To the editor:
The cost of saying “no” in Marblehead Marblehead is confronting a budget deficit and debating a property tax override, and many residents (particularly seniors on fixed incomes) are understandably anxious about rising costs.
Those concerns are real. But they are not made better by pretending that recent voting choices and our long‑standing resistance to change played no role in creating this situation. Last year, voters rejected compliance with the MBTA Communities (3A) zoning law. That decision did not “protect” Marblehead financially. It eliminated access to state housing and infrastructure grants, narrowed the town’s future tax base and reduced our ability to plan responsibly for change.
We turned away outside funding while insisting we cannot afford to invest locally. That contradiction deserves to be acknowledged. Now some argue that a tax override cannot be justified because Marblehead lacks affordable housing for the same seniors who might be looking to downsize and stay local. But affordable housing does not appear by accident. It requires policy choices, zoning flexibility and a willingness to accept state support when it is offered.
Voting against housing capacity and then citing its absence to oppose funding is not fiscal prudence; it is avoidance.
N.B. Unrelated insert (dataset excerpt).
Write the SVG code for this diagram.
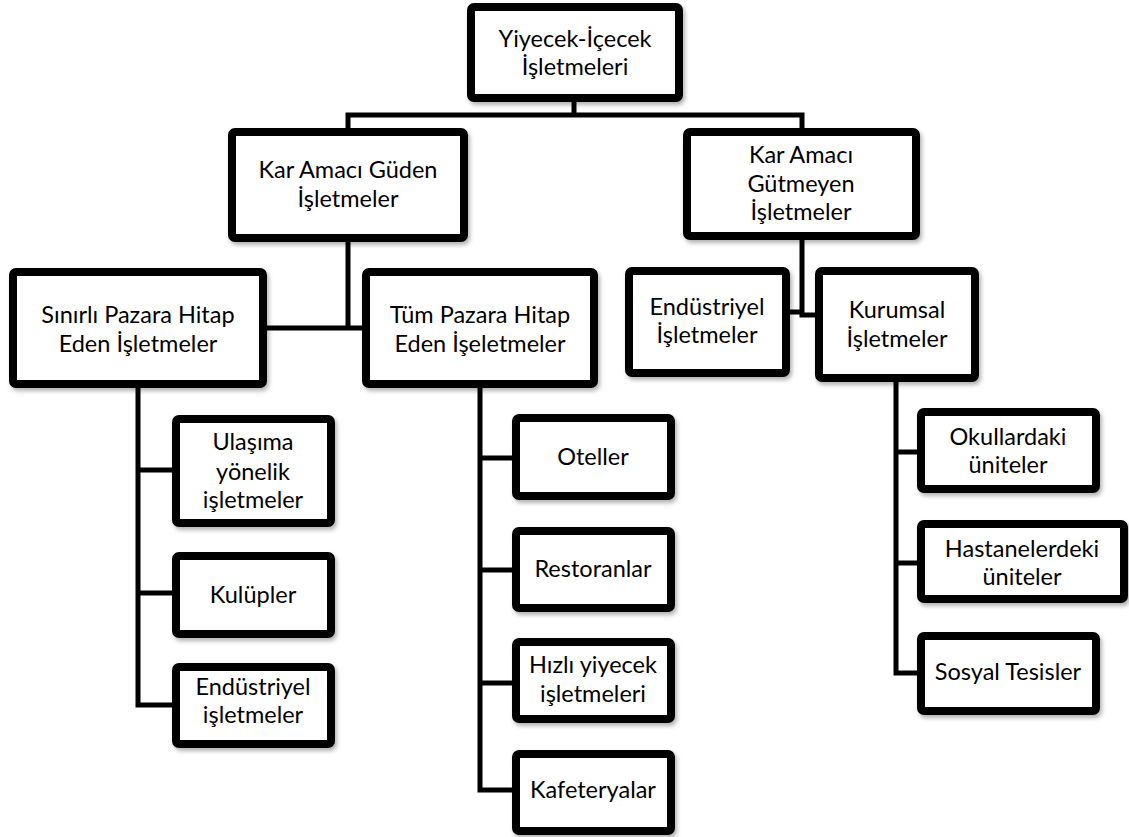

We cannot continue to vote “no” on every change, every investment and every long‑term solution, while expecting schools, services, roads and community character to remain intact.
A town that refuses to invest in itself inevitably shifts costs onto a shrinking group of homeowners, many of whom are older and least able to absorb them. This pattern of decisions may discourage future generations of young families from putting down roots in this incredible town.
If Marblehead wants to remain a vibrant, intergenerational community that is built to last for centuries to come, we must reckon honestly with our choices. That reckoning should include a degree of responsibility about an inconsistent voting history that rejects both help and the consequences of refusing it. Protecting Marblehead’s future will require more than saying “no.” It will require investment, accountability and a willingness to live with the outcomes of our decisions.